Silver’s vindication is, in fact, long overdue. The second he started projecting baseball players based on a system completely influenced by data; or maybe when he started projecting elections based on an unbiased system of leveraging available polls—those are days that Silver should have been vindicated. His process has been right all along. What Silver does is not magic; it is not voodoo; and, in his own words, it is not wizardry or rocket science. What Silver does is called statistics. Good statistical analysis is done without the influence of emotional bias, but rather the influence of trustworthy data. It turns out, the hardest part for most people about statistics is simply accepting them.

Obama’s win Tuesday night was hopefully a win for the United States of America. Silver’s win Tuesday night was hopefully a win for objective reasoning–a win for statistics. And a win for statistics might just be more important for this country in the long term than any single presidential election.

Election Polls: A Brief Lesson in Probability and Statistics

October 30, 2012

This may be my sports blog, but that won’t stop me from writing about the statistics behind election polls. So I’m taking a break from sports on this one. Enjoy 🙂

As the presidential election nears, much of our attention goes to the polls to figure out what’s going to happen. Whether the incumbent is our guy, or we want someone new, most of us just want to know. We’re humans. We like knowing things.

But the polls that probably matter least are the polls to which Americans are paying most attention. Far too much attention. The national polls are a problem for many reasons, but two stand out.

National polls deceive us. I don’t mean they’re lying, but rather, our brains are poor at interpreting their meaning. Fox News gave Romney the edge 47.9% to 47.1% yesterday. CNN doesn’t like decimals apparently, and put Romney in the lead 48% to 47%. What does this mean? Is there a 48% chance Romney will win? Is there a 47% Obama will win? What happened to the other 5%? None of the above. If the election were actually orchestrated using popular vote, we would have to look at the sample sizes taken for these polls to interpret what the 48% and 47% actually mean in terms of election probabilities.

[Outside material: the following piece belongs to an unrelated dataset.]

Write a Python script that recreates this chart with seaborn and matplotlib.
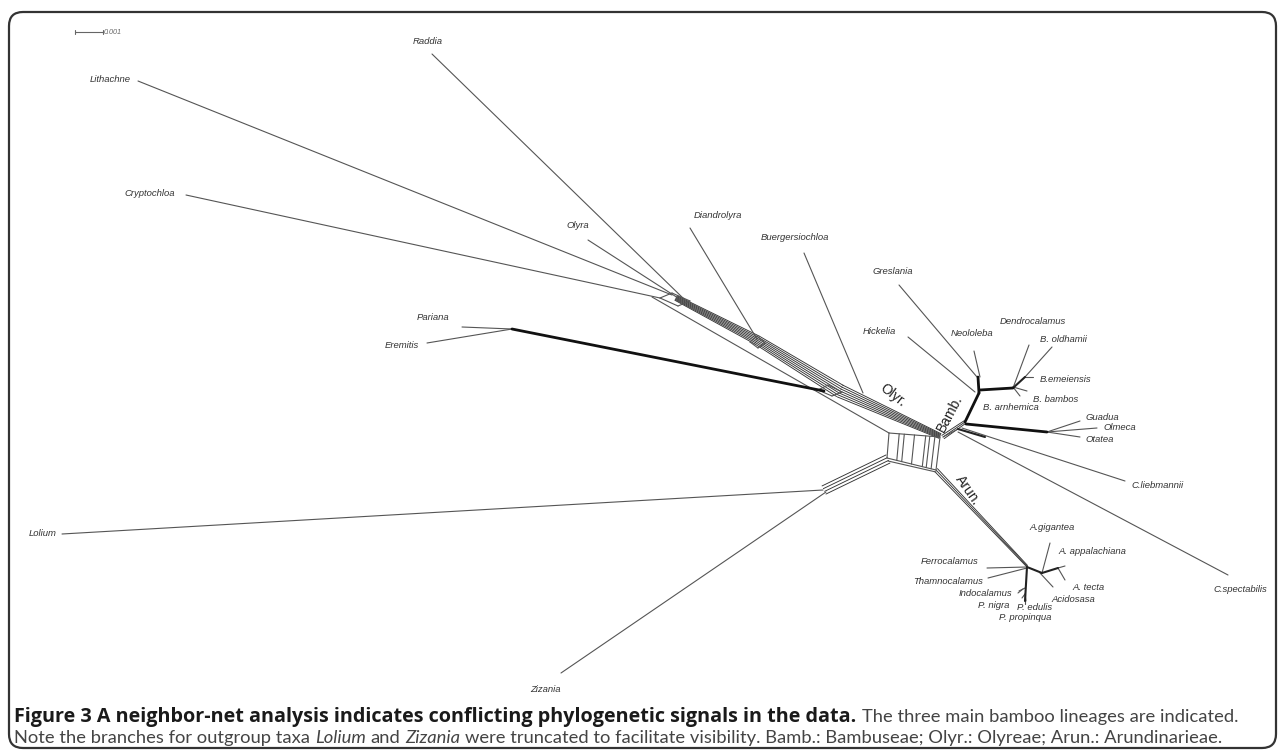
import matplotlib
matplotlib.use("Agg")
import matplotlib.pyplot as plt
from matplotlib.patches import FancyBboxPatch
import numpy as np
import pandas as pd
import seaborn as sns

sns.set_theme(style="white")
plt.rcParams['font.family'] = ['Liberation Sans', 'DejaVu Sans']

# ---------------- data (image units, y grows downwards) ----------------
taxa = ["Lithachne", "Raddia", "Cryptochloa", "Olyra", "Diandrolyra", "Buergersiochloa",
        "Pariana", "Eremitis", "Lolium", "Zizania", "Greslania", "Hickelia", "Neololeba",
        "Dendrocalamus", "B. oldhamii", "B.emeiensis", "B. bambos", "B. arnhemica",
        "Guadua", "Olmeca", "Otatea", "C.liebmannii", "C.spectabilis", "Ferrocalamus",
        "Thamnocalamus", "Indocalamus", "P. nigra", "P. edulis", "P. propinqua",
        "A.gigantea", "A. appalachiana", "A. tecta", "Acidosasa"]
label_x = [110, 428, 150, 578, 718, 795, 433, 402, 43, 545, 893, 879, 972, 1033, 1063, 1066,
           1056, 1011, 1102, 1120, 1100, 1158, 1240, 950, 948, 985, 994, 1035, 1025, 1052,
           1092, 1089, 1073]
label_y = [79, 42, 193, 226, 216, 238, 318, 346, 533, 690, 271, 332, 334, 322, 339, 379, 399,
           407, 417, 428, 439, 486, 590, 561, 582, 593, 606, 607, 618, 528, 552, 587, 600]
tip_x = [138, 432, 186, 588, 690, 804, 462, 427, 62, 561, 899, 908, 974, 1029, 1052, 1033,
         1027, 1020, 1080, 1097, 1080, 1125, 1228, 987, 988, 1019, 1022, 1026, 1025, 1050,
         1065, 1065, 1053]
tip_y = [81, 54, 195, 240, 228, 253, 327, 343, 534, 673, 285, 337, 351, 345, 347, 377, 391,
         396, 421, 428, 437, 481, 575, 568, 578, 591, 598, 601, 604, 543, 566, 580, 587]
base_x = [672, 685, 660, 678, 757, 863, 512, 512, 823, 826, 977, 975, 980, 1013, 1025, 1025,
          1013, 1013, 1047, 1047, 1047, 962, 958, 1027, 1027, 1025, 1025, 1025, 1025, 1042,
          1058, 1058, 1040]
base_y = [295, 300, 298, 298, 339, 393, 329, 329, 490, 492, 377, 392, 377, 388, 377, 377,
          387, 387, 432, 432, 432, 428, 432, 567, 568, 588, 594, 594, 594, 573, 568, 568, 573]

# internal splits-graph edges: x0, y0, x1, y1, weight class
edge_x0 = [660, 672, 660, 678, 750, 757, 750, 758, 818, 828, 818, 832,
           889, 940, 889, 887, 888, 652, 943, 958, 512, 965, 979, 980, 1013, 966,
           1027, 1042, 1027, 1023]
edge_y0 = [298, 293, 298, 306, 342, 336, 342, 348, 390, 385, 390, 396,
           433, 437, 433, 458, 461, 297, 437, 429, 329, 422, 393, 390, 388, 424,
           567, 573, 567, 589]
edge_x1 = [672, 690, 678, 690, 757, 765, 758, 765, 828, 842, 832, 842,
           887, 936, 940, 936, 936, 889, 958, 985, 824, 979, 978, 1013, 1025, 1047,
           1042, 1058, 1025, 1018]
edge_y1 = [293, 301, 306, 301, 336, 343, 348, 343, 385, 392, 396, 392,
           458, 470, 437, 470, 472, 433, 429, 437, 391, 393, 377, 388, 377, 432,
           573, 568, 601, 593]
edge_w = ["thin"] * 12 + ["thin"] * 7 + ["mid", "thick", "thick", "thick", "thick", "mid",
                                           "thick", "mid", "mid", "mid", "thin"]

# parallel bundles (neighbor-net boxes), as centre polylines
bundle_names = ["Olyreae", "Outgroups", "Arundinarieae", "Bambuseae"]
bundle_x = [[676, 757, 840, 940], [824, 888], [936, 1027], [943, 965]]
bundle_y = [[298, 340, 391, 436], [490, 459], [470, 566], [437, 422]]
bundle_spread = [[5, 9, 13, 5], [9, 9], [4, 1.5], [4, 3]]
bundle_count = [7, 4, 3, 3]

# box separators (fraction along the central box)
box_top = [(889, 433), (940, 437)]
box_bottom = [(887, 458), (936, 470)]
box_splits = [0.2, 0.3, 0.5, 0.72, 0.8, 0.9]

groups = ["Olyr.", "Bamb.", "Arun."]
group_x = [893, 950, 968]
group_y = [395, 413, 490]
group_rot = [-38, 62, -55]

# ---------------- build segment table ----------------
rows = []
seg = 0


def add(x0, y0, x1, y1, w):
    global seg
    rows.append((seg, x0, y0, w))
    rows.append((seg, x1, y1, w))
    seg += 1


for i in range(len(taxa)):
    add(tip_x[i], tip_y[i], base_x[i], base_y[i], "thin")
for i in range(len(edge_x0)):
    add(edge_x0[i], edge_y0[i], edge_x1[i], edge_y1[i], edge_w[i])

for bx, by, bs, n in zip(bundle_x, bundle_y, bundle_spread, bundle_count):
    for k in range(len(bx) - 1):
        d = np.array([bx[k + 1] - bx[k], by[k + 1] - by[k]], float)
        nrm = np.array([-d[1], d[0]]) / np.hypot(*d)
        o0 = np.linspace(-bs[k] / 2, bs[k] / 2, n)
        o1 = np.linspace(-bs[k + 1] / 2, bs[k + 1] / 2, n)
        for a, b in zip(o0, o1):
            add(bx[k] + a * nrm[0], by[k] + a * nrm[1],
                bx[k + 1] + b * nrm[0], by[k + 1] + b * nrm[1], "bundle")

(tx0, ty0), (tx1, ty1) = box_top
(bx0, by0), (bx1, by1) = box_bottom
for f in box_splits:
    add(tx0 + f * (tx1 - tx0), ty0 + f * (ty1 - ty0),
        bx0 + f * (bx1 - bx0), by0 + f * (by1 - by0), "thin")

df = pd.DataFrame(rows, columns=["seg", "x", "y", "w"])

# ---------------- draw ----------------
fig = plt.figure(figsize=(12.84, 7.51), dpi=100)
ax = fig.add_axes([0, 0, 1, 1])

styles = {"bundle": ("#333333", 0.65), "thin": ("#555555", 0.8),
          "mid": ("#222222", 1.5), "thick": ("#111111", 2.0)}
for w, (c, lw) in styles.items():
    sub = df[df.w == w]
    sns.lineplot(data=sub, x="x", y="y", units="seg", estimator=None, sort=False,
                 color=c, linewidth=lw, ax=ax, legend=False)

for name, lx, ly in zip(taxa, label_x, label_y):
    ax.text(lx, ly, name, ha="center", va="center", fontsize=6.8, style="italic",
            color="#333333")

for g, gx, gy, r in zip(groups, group_x, group_y, group_rot):
    ax.text(gx, gy, g, ha="center", va="center", fontsize=10, rotation=r,
            color="#222222", rotation_mode="anchor")

# scale bar
ax.plot([75, 103], [32, 32], color="#666666", lw=0.8)
ax.plot([75, 75], [30, 34], color="#666666", lw=0.8)
ax.plot([103, 103], [30, 34], color="#666666", lw=0.8)
ax.text(104, 32.5, "0.001", fontsize=5.2, style="italic", color="#666666", va="center")

# frame
ax.add_patch(FancyBboxPatch((9, 12), 1267, 736, boxstyle="round,pad=0,rounding_size=14",
                            fill=False, edgecolor="#333333", lw=1.6))

ax.set_xlim(0, 1284)
ax.set_ylim(751, 0)
ax.axis("off")

# caption, pieces laid out one after the other
bold_font = ['Open Sans', 'DejaVu Sans']
reg_font = ['Lato', 'Roboto', 'DejaVu Sans']
cap_bold = "Figure 3 A neighbor-net analysis indicates conflicting phylogenetic signals in the data."
line1_rest = ["The three main bamboo lineages are indicated."]
line2 = ["Note the branches for outgroup taxa", "Lolium", "and", "Zizania",
         "were truncated to facilitate visibility. Bamb.: Bambuseae; Olyr.: Olyreae; Arun.: Arundinarieae."]
line2_style = ["normal", "italic", "normal", "italic", "normal"]

renderer = fig.canvas.get_renderer()


def put(x, y, txt, size, fam, wt="normal", st="normal", col="#444444"):
    t = ax.text(x, y, txt, fontsize=size, fontweight=wt, style=st, color=col,
                family=fam, va="center", ha="left")
    return t, t.get_window_extent(renderer).width


# fit sizes to the widths seen in the reference
t, wb = put(0, -50, cap_bold, 10, bold_font, "bold")
t.remove()
size_b = 10 * 846 / wb
w2 = 0
for txt, st in zip(line2, line2_style):
    t, w = put(0, -50, txt, 10, reg_font, st=st)
    t.remove()
    w2 += w
w2 += 4 * 0.36 * 10
size_r = 10 * 1210 / w2

x0 = 14
t, w = put(x0, 717, cap_bold, size_b, bold_font, "bold", col="#1a1a1a")
put(x0 + w + 0.45 * size_r, 717, line1_rest[0], size_r, reg_font)
x = x0
for txt, st in zip(line2, line2_style):
    t, w = put(x, 738, txt, size_r, reg_font, st=st)
    x += w + 0.36 * size_r

fig.savefig("out.png", dpi=100)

But that brings up another point. We don’t elect presidents by popular vote in this country. It’s true that, most of the time, the electoral college results on the first Tuesday of November reflect the same outcome as that of the national popular vote. But not every time. (Bush/Gore, anyone?)

Since the national polls are so close, to predict the outcome we’d need some sort of projection system that takes individual state races into account. You know, like how we actually vote for presidents around here. For that we turn to Nate Silver and the 538 blog. Silver’s projection takes our actual voting system into account—looking at the likelihood each state swings toward each candidate—and then formulates a projection.

Currently, Silver’s system gives Obama a 72.9% chance of getting at least 270 electoral votes, the total required for winning the election. If Romney wins, it does not discredit the projection system at all as Politico’s Dylan Byers would have us believe. Silver’s projection allows for Romney to win, though it’s not as likely.

Said Silver, “We can debate how much of a favorite Obama is; Romney, clearly, could still win.” While Byers argues this is a concession that Silver’s projection system is flawed, Byers is a moron, and that’s not what Silver was saying at all. Silver can’t account for all the voters that haven’t answered official polling surveys, nor can he account for the people that will change their minds. No one can. But like any good statistician, he can calculate expectations, he can calculate uncertainty, and then he can present his findings in terms of probabilities. That’s statistics, not a faulty projection system.

For an example, say there are 1 million citizens that will vote in Oregon during this election. And say I go around to all the counties and I poll a representative sample of Oregon’s voting population. In the end, I sample 500 Oregonians from all over the state, and 275 report that they would vote for Obama. I haven’t asked a very large proportion of Oregon voters, but if I sampled diligently and correctly, I can still formulate some helpful conclusions.

For instance, let’s consider for a second that exactly half of those 1 million Oregon voters will end up voting for Obama. Our question then becomes, what is the probability that a random sample of 500 from this population would yield at least 275 Obama voters? In other words, given somehow we knew that Oregon was a 50/50 state, what is the probability of getting data like we just got? It turns out there’s a probability distribution for that very question.  It’s called the hypergeometric probability distribution.

After crunching some numbers, we calculate that the probability that a 50/50 population would yield at least 275 Obama voters of 500 sampled is merely 1.4%. At this point, we could choose to go with our made-up 50/50 conclusion, or we could choose to side with the data that suggests our 50/50 hypothetical is not likely. In such a scenario, we would probably conclude that there is a 1.4% chance that Obama’s true support in the population is contained between 0% and 50%, and a much larger likelihood that the interval between 50% and 100% contains his true support (final vote percentage).

Though these are fabricated numbers, the concept is likely something close to what Silver is using. Taking samples, we can make probabilistic statements about how a state is likely to turn out. If we do this for every state, we get an idea of how each state is going to sway in terms of probabilities. Now some sort of probability theory or simulation takes us the rest of the way, adding up electoral votes and projecting what is likely to happen on election night.

Along the path of projection, I’m sure Silver included some additional information that past elections have taught us. But in the end, it comes down to what the data says.  In Silver’s words, “this is not wizardry or rocket science. All you have to do is take an average, and count to 270. It’s a pretty simple set of facts.”